Many, though, are waiting for the other shoe to drop. There is a widely held belief that repayment of many –if not most– Chinese loans is contingent more on toeing the geopolitical line than on strictly financial considerations. In decades past, some debts to China were indeed conveniently forgiven. But that is not likely to be the case today. In any circumstance, gambling on such a scenario comes at a significant potential cost to national sovereignty.

Regardless of the risk, Samoa is hardly the only country doing this. Both Samoa and Tonga, for instance, have sizeable debt to GDP ratios, which inevitably will limit further development prospects.

Vanuatu has indulged in Chinese largesse, but not to the exclusion of other sources. Following the 2008 Pacific Economic Survey, which highlighted the need for wholesale infrastructure improvements (specifically, to roads, wharves and airports), the country has lined up a series of major works using a mix of funding approaches that includes grants, concessionary loans and public-private partnership.

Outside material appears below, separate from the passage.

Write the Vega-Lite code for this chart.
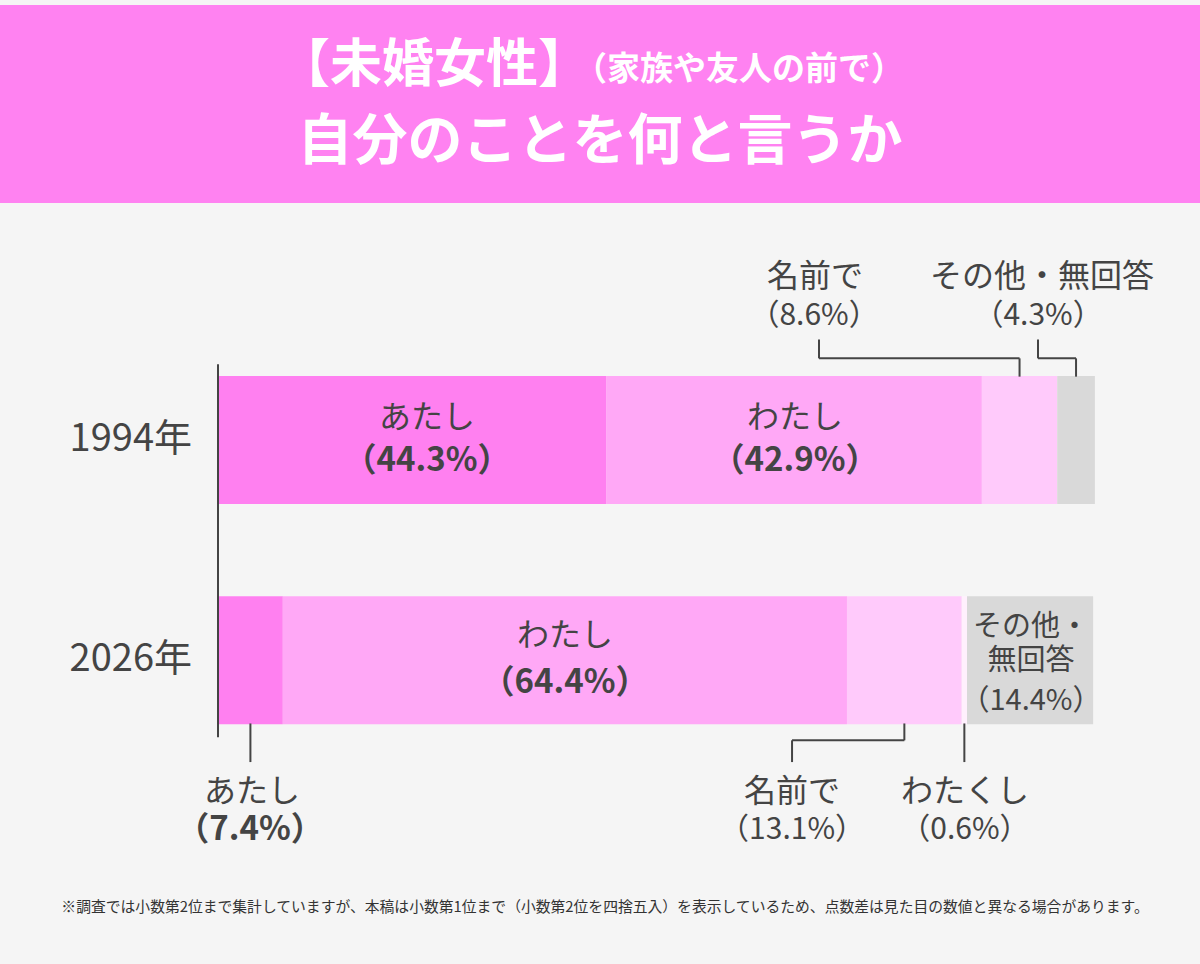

This last is perhaps most interesting, if only because its merits and deficiencies are not as obvious as simply taking on bags of debt from a development bank. Following a long and somewhat fraught negotiation, the government gave its blessing to a private-sector company to construct a USD 30 million fibre-optic cable link to Fiji. In the latter stages of the negotiation, it appeared that NASFUND, PNG’s provident fund, would be a major shareholder. This raised the ire of a great many, who asked why Vanuatu’s own provident fund, VNPF, wasn’t involved. There were reasons. The VNPF had in fact looked at the proposal, and for business reasons declined to invest. But conditions changed, and within months of a management shuffle at the fund, it became known that they were indeed committed to a minimum 37.5% share of the cable project, with an option to increase it to nearly 50%.

At one point in time, however, three Melanesian countries might have found themselves each supporting core segments of another’s economy. Fiji’s fund, the FNPF, was set to invest USD 40 million in PNG’s struggling BeMobile. NASFUND was to own a significant part of Vanuatu’s new fibre-optic cable operation, which in turn would connect to the trans-Pacific cable via FINTEL, recently sold to a company largely owned by the FNPF.

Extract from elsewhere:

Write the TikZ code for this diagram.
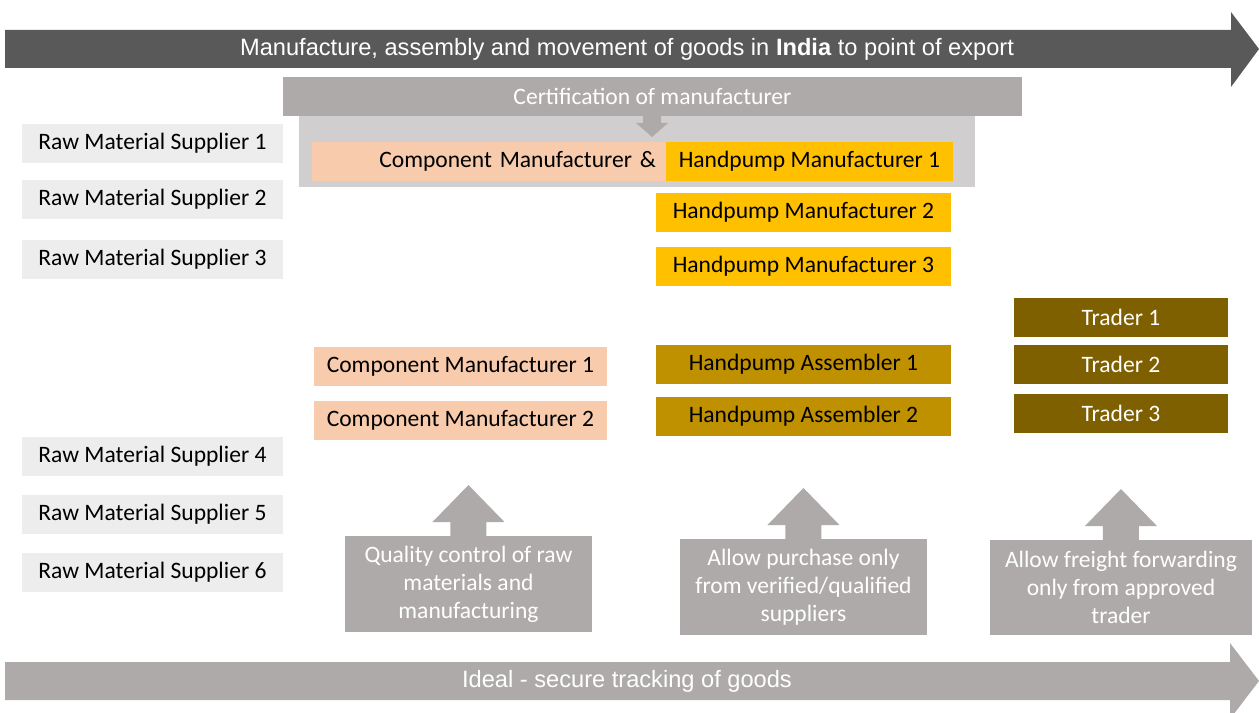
\documentclass[tikz,border=0pt]{standalone}
\usepackage{fontspec}
\setmainfont{Carlito}
\newfontfamily\arialfont{Liberation Sans}
\definecolor{darkband}{HTML}{595959}
\definecolor{midgray}{HTML}{AEAAAA}
\definecolor{certback}{HTML}{D0CECE}
\definecolor{supgray}{HTML}{EDEDED}
\definecolor{peach}{HTML}{F8CBAD}
\definecolor{gold}{HTML}{FFC000}
\definecolor{darkgold}{HTML}{BF9000}
\definecolor{tradebrown}{HTML}{7F6000}

\begin{document}
\begin{tikzpicture}[x=0.02cm, y=-0.02cm,
    font=\fontsize{13.4}{16}\selectfont,
    blk/.style={inner sep=0pt, outer sep=0pt, anchor=north west, minimum height=0.78cm},
    supplier/.style={blk, fill=supgray, minimum width=5.22cm},
    comp/.style={blk, fill=peach, minimum width=5.86cm},
    pump/.style={blk, fill=gold, minimum width=5.9cm},
    assem/.style={blk, fill=darkgold, minimum width=5.9cm},
    trader/.style={blk, fill=tradebrown, text=white, minimum width=4.28cm},
    callout/.style={blk, fill=midgray, text=white, align=center, minimum height=1.92cm},
    bandtext/.style={text=white, font=\arialfont\fontsize{13.45}{15}\selectfont}]
  \useasboundingbox (0,0) rectangle (1259,713);
  \clip (0,0) rectangle (1259,713);

  % bands
  \fill[darkband] (5,30) -- (1231,30) -- (1231,12) -- (1259,49) -- (1231,87) -- (1231,68) -- (5,68) -- cycle;
  \node[bandtext] (india) at (627,49) {Manufacture, assembly and movement of goods in \textbf{India} to point of export};
  \fill[midgray] (5,662) -- (1230,662) -- (1230,643) -- (1259,681) -- (1230,719) -- (1230,700) -- (5,700) -- cycle;
  \node[bandtext] (ideal) at (627,681) {Ideal - secure tracking of goods};

  % certification
  \node[blk, fill=certback, minimum width=13.52cm, minimum height=1.42cm] (certbg) at (299,116) {};
  \node[blk, fill=midgray, text=white, minimum width=14.78cm] (cert) at (283,77) {Certification of manufacturer};
  \fill[midgray] (643,116) -- (661,116) -- (661,123) -- (668,123) -- (652,137) -- (636,123) -- (643,123) -- cycle;
  \node[blk, fill=peach, minimum width=7.08cm, text width=6.68cm, inner xsep=0.2cm, align=right] (cmhm) at (312,142) {Component Manufacturer \&};
  \node[blk, fill=gold, minimum width=5.74cm] (hm1) at (666,142) {Handpump Manufacturer 1};

  % suppliers
  \node[supplier] (rms1) at (22,124) {Raw Material Supplier 1};
  \node[supplier] (rms2) at (22,180) {Raw Material Supplier 2};
  \node[supplier] (rms3) at (22,240) {Raw Material Supplier 3};
  \node[supplier] (rms4) at (22,437) {Raw Material Supplier 4};
  \node[supplier] (rms5) at (22,495) {Raw Material Supplier 5};
  \node[supplier] (rms6) at (22,553) {Raw Material Supplier 6};

  % manufacturers, assemblers, traders
  \node[pump] (hm2) at (656,193) {Handpump Manufacturer 2};
  \node[pump] (hm3) at (656,247) {Handpump Manufacturer 3};
  \node[comp] (cm1) at (314,347) {Component Manufacturer 1};
  \node[comp] (cm2) at (314,401) {Component Manufacturer 2};
  \node[assem] (ha1) at (656,345) {Handpump Assembler 1};
  \node[assem] (ha2) at (656,397) {Handpump Assembler 2};
  \node[trader] (tr1) at (1014,298) {Trader 1};
  \node[trader] (tr2) at (1014,345) {Trader 2};
  \node[trader] (tr3) at (1014,394) {Trader 3};

  % controls
  \node[callout, minimum width=4.94cm] (qc) at (345,536) {Quality control of raw\\materials and\\manufacturing};
  \node[callout, minimum width=4.94cm] (vp) at (680,539) {Allow purchase only\\from verified/qualified\\suppliers};
  \node[callout, minimum width=5.24cm, minimum height=1.9cm] (ff) at (990,540) {Allow freight forwarding\\only from approved\\trader};
  \foreach \c in {qc,vp,ff}
    \fill[midgray] ([xshift=-0.36cm]\c.north) -- ++(0,0.28cm) -- ++(-0.36cm,0) -- ++(0.72cm,0.74cm)
      -- ++(0.72cm,-0.74cm) -- ++(-0.36cm,0) -- ++(0,-0.28cm) -- cycle;
\end{tikzpicture}
\end{document}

Such a scenario has much to recommend it. Even Least Developed Countries such as Vanuatu do have considerable investment capability (relative to tiny Pacific economies, at any rate) in their respective provident funds. Given the conservative nature of retirement funds, longer amortisation periods accompanied by stable, long-term returns are more easily countenanced. And considering their social development mandate, investments that better the lives of their neighbours –especially on a reciprocal basis– makes the prospect more attractive still. Best of all, by investing close to home, but not too close, they would be less subject to political pressures that might otherwise lead them to become involved in popular but questionable domestic projects.

This cleaves closely to what Timor Leste prime minister Xanana Gusmao expressed when he set out his vision of ‘development by all, for all’ at the International Conference on the Post-2015 Development Agenda held in Dili in February. Mr Gusmao explained that developing countries are not without means, and because they understand the challenges they face better than anyone else, they should be willing to assist one another in reducing poverty and improving their respective economies.

In Melanesia, alas, we saw a false flowering of this ideal. The VNPF is now the major investor in Vanuatu’s cable, and due to cost considerations, the company has bypassed FINTEL for the time being by provisioning its internet connectivity in Australia. The FNPF/Vodaphone/BeMobile deal has come unstuck because of conflicts over the choice of contractor to conduct a sorely needed expansion of BeMobile’s infrastructure.

Vision, it seems, may not be lacking, but the ability to follow through, to invest responsibly, cooperatively and with an eye firmly on posterity, apparently is. Instead, Pacific leaders seem content to allow short-term considerations and quick (and sometimes questionable) rewards to overshadow a greater, if more distant, chance for actual prosperity.